JOB – Return all lines where the word "that" can be found.

ENTRIES –
┏━━
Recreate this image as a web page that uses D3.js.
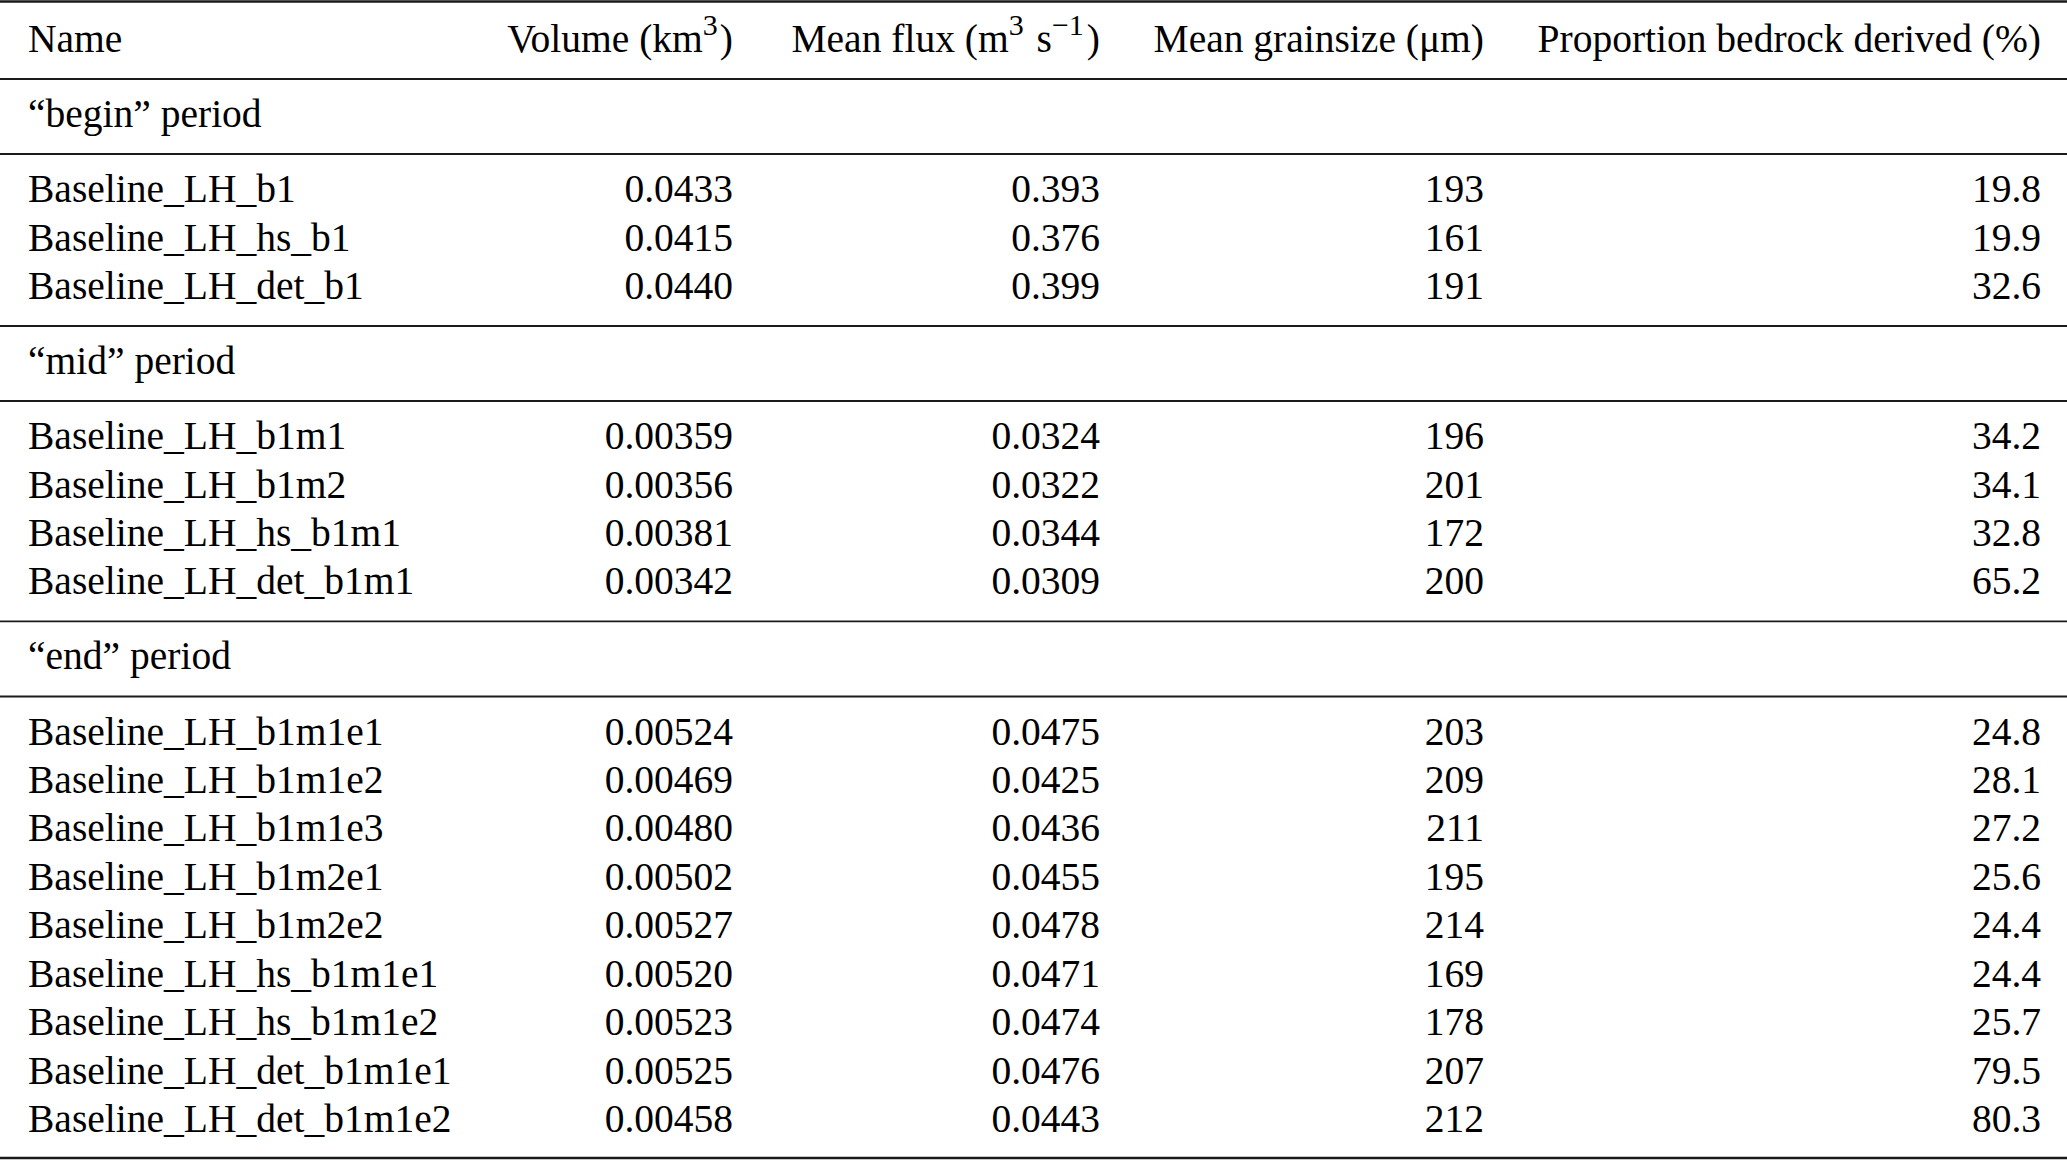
┗━━
┏━━
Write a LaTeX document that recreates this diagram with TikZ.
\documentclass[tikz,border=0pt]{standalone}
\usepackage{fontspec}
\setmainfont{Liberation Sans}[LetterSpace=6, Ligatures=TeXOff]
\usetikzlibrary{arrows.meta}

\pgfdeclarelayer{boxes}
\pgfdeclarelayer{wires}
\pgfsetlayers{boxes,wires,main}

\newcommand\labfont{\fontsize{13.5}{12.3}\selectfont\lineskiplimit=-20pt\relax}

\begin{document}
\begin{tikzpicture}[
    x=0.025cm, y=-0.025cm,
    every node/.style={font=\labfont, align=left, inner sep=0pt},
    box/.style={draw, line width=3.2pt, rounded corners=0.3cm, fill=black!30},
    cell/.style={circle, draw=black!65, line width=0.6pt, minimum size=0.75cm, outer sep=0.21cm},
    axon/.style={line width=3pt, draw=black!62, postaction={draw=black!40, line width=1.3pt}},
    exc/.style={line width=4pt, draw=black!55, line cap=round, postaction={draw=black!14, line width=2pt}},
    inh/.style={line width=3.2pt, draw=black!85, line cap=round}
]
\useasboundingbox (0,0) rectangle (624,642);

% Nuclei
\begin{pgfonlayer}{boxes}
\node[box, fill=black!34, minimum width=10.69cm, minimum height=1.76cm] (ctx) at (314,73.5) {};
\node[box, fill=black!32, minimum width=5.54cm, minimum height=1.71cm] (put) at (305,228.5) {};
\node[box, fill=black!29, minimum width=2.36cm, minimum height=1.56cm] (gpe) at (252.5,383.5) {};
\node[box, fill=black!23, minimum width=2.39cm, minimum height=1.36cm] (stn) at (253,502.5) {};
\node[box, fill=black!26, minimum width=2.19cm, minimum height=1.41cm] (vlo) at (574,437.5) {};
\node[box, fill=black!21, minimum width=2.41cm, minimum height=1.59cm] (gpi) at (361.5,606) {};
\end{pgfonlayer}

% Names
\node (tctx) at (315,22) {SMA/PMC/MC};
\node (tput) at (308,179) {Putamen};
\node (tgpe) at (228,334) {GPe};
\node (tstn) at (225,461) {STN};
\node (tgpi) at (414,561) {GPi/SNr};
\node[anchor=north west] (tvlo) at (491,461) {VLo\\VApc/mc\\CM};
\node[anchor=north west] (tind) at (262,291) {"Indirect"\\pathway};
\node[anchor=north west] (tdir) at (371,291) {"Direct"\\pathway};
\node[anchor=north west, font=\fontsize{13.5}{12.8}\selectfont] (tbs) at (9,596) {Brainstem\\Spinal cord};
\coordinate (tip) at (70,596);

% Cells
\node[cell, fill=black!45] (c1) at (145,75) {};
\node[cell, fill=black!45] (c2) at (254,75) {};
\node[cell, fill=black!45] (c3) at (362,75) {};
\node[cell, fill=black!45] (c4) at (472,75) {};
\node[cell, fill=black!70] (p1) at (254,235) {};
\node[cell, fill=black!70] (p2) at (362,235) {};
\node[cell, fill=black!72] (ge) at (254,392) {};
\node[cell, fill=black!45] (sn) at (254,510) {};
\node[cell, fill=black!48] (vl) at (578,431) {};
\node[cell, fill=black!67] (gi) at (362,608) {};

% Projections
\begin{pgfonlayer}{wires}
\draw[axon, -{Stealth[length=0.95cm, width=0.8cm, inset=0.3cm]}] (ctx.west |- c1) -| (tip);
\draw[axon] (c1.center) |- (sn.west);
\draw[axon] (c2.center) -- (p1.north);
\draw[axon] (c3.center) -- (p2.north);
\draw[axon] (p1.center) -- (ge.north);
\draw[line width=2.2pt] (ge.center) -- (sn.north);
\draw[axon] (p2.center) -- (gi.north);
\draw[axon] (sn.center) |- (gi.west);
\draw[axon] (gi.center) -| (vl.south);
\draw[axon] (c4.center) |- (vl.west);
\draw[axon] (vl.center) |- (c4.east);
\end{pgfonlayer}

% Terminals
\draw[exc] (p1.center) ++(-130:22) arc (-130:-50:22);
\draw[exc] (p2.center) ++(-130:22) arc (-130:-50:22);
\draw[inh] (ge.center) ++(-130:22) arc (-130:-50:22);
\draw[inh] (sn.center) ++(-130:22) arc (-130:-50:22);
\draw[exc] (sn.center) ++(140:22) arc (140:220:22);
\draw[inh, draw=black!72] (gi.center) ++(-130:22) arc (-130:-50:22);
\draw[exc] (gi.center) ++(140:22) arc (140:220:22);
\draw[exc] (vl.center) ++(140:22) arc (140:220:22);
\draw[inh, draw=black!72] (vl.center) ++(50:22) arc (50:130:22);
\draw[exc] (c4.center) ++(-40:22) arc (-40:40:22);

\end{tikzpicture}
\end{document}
┗━━
┏━━
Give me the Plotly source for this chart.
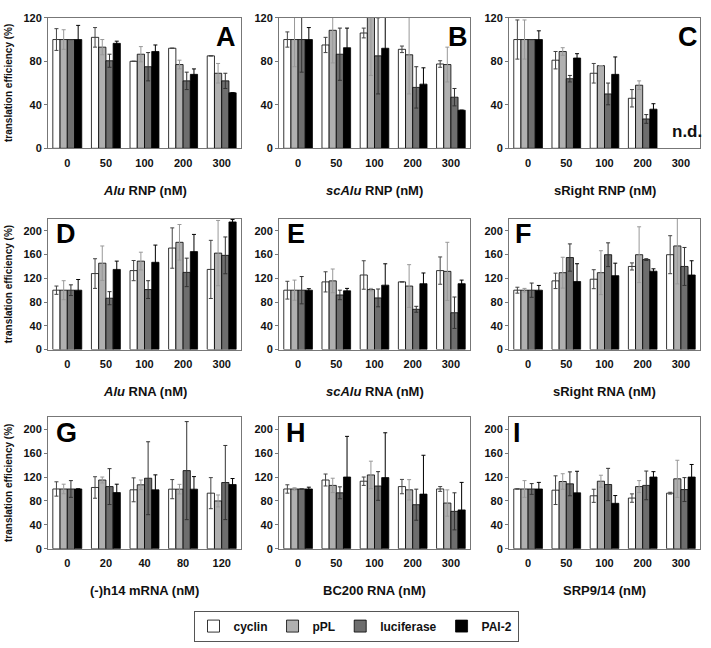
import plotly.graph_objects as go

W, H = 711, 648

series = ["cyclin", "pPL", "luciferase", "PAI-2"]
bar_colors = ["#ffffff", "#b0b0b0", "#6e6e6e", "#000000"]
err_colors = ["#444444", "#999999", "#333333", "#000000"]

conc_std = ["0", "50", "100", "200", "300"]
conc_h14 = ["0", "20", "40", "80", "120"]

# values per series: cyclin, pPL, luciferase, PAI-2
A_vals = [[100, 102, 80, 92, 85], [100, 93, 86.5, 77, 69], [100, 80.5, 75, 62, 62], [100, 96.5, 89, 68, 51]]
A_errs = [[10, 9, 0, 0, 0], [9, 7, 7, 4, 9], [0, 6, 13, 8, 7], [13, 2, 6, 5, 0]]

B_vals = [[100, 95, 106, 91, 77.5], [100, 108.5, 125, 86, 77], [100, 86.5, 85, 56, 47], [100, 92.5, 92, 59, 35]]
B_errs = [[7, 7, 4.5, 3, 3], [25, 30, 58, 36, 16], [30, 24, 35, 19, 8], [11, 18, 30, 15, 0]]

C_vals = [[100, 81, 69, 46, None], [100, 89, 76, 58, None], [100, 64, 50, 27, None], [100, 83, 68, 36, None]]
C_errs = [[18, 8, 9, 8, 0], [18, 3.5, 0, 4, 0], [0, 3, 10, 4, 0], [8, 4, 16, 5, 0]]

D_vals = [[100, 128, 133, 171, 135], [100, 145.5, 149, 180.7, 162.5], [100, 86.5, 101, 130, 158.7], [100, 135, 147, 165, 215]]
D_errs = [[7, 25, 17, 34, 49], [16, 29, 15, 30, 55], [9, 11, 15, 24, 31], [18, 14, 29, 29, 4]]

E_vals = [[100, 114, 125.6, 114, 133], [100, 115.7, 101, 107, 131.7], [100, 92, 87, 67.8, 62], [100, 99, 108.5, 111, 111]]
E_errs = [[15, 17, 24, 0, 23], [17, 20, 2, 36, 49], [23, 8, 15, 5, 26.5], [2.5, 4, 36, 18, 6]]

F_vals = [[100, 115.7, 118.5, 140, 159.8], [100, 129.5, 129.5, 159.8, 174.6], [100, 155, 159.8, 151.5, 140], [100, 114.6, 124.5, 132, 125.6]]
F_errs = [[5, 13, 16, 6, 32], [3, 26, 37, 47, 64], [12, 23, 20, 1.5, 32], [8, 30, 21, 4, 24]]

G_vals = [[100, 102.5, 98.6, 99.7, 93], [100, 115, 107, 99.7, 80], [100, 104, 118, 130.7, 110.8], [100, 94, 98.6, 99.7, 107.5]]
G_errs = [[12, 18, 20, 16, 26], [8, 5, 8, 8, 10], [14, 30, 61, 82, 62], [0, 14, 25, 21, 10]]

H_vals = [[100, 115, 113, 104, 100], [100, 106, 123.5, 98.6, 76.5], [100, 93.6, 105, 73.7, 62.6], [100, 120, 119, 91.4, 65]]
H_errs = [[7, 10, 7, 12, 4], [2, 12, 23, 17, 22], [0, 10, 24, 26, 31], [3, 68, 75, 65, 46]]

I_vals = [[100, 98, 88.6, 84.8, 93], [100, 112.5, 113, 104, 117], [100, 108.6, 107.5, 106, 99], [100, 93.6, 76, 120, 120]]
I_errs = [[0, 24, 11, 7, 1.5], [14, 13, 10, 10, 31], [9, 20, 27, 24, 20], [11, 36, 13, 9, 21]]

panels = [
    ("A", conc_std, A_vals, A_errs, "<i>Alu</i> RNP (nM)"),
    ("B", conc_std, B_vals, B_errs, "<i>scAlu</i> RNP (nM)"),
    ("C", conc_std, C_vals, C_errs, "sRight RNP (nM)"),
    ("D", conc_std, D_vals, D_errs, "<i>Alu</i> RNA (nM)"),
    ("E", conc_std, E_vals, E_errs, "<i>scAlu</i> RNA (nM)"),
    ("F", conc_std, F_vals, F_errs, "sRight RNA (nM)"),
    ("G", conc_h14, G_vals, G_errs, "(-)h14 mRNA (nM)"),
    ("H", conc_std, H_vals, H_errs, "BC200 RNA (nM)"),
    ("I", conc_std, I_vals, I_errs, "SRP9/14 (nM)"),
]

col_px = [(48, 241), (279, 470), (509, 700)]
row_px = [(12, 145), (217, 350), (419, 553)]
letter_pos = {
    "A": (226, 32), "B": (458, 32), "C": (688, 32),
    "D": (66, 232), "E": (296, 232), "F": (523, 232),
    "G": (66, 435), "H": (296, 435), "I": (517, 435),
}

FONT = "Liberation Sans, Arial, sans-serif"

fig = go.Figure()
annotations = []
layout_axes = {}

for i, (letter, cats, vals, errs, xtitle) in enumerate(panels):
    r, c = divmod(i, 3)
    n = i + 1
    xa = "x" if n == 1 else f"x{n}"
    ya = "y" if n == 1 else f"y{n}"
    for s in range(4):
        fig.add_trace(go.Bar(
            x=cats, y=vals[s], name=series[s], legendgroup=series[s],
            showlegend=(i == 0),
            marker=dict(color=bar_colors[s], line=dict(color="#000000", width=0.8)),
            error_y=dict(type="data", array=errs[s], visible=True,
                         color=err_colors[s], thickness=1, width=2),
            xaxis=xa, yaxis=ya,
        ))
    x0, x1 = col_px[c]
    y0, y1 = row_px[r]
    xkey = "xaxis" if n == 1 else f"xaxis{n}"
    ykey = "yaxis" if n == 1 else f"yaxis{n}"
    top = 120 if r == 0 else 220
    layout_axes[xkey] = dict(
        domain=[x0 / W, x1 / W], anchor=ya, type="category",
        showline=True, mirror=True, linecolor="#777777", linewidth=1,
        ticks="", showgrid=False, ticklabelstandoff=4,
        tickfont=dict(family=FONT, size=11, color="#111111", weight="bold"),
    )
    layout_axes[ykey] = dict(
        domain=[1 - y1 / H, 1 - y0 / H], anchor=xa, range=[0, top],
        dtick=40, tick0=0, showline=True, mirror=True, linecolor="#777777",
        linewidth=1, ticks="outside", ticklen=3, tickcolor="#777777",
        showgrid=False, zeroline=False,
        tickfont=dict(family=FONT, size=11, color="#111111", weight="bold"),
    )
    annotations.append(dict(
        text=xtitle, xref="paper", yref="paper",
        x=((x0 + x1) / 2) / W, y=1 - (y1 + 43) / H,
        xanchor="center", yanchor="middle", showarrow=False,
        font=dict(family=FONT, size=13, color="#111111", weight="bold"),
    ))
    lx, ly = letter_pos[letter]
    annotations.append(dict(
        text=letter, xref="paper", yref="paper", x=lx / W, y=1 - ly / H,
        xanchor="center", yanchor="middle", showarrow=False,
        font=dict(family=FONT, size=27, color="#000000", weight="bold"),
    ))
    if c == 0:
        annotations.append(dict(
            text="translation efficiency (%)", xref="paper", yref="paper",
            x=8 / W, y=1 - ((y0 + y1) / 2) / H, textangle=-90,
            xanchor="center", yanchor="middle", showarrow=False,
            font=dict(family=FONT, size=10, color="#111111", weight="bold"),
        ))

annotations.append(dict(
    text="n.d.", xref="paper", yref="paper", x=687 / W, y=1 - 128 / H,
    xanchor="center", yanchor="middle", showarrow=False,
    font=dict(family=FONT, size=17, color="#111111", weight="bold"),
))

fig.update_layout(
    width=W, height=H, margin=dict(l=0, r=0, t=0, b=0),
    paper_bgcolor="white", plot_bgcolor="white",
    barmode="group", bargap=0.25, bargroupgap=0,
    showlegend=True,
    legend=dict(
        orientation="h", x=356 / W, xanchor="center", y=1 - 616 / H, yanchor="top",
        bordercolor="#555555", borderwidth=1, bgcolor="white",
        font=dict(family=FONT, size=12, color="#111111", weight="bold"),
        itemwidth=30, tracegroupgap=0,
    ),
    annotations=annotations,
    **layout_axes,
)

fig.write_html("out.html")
┗━━
FINAL RESULT –
Recreate this image as a web page that uses D3.js.
Write a LaTeX document that recreates this diagram with TikZ.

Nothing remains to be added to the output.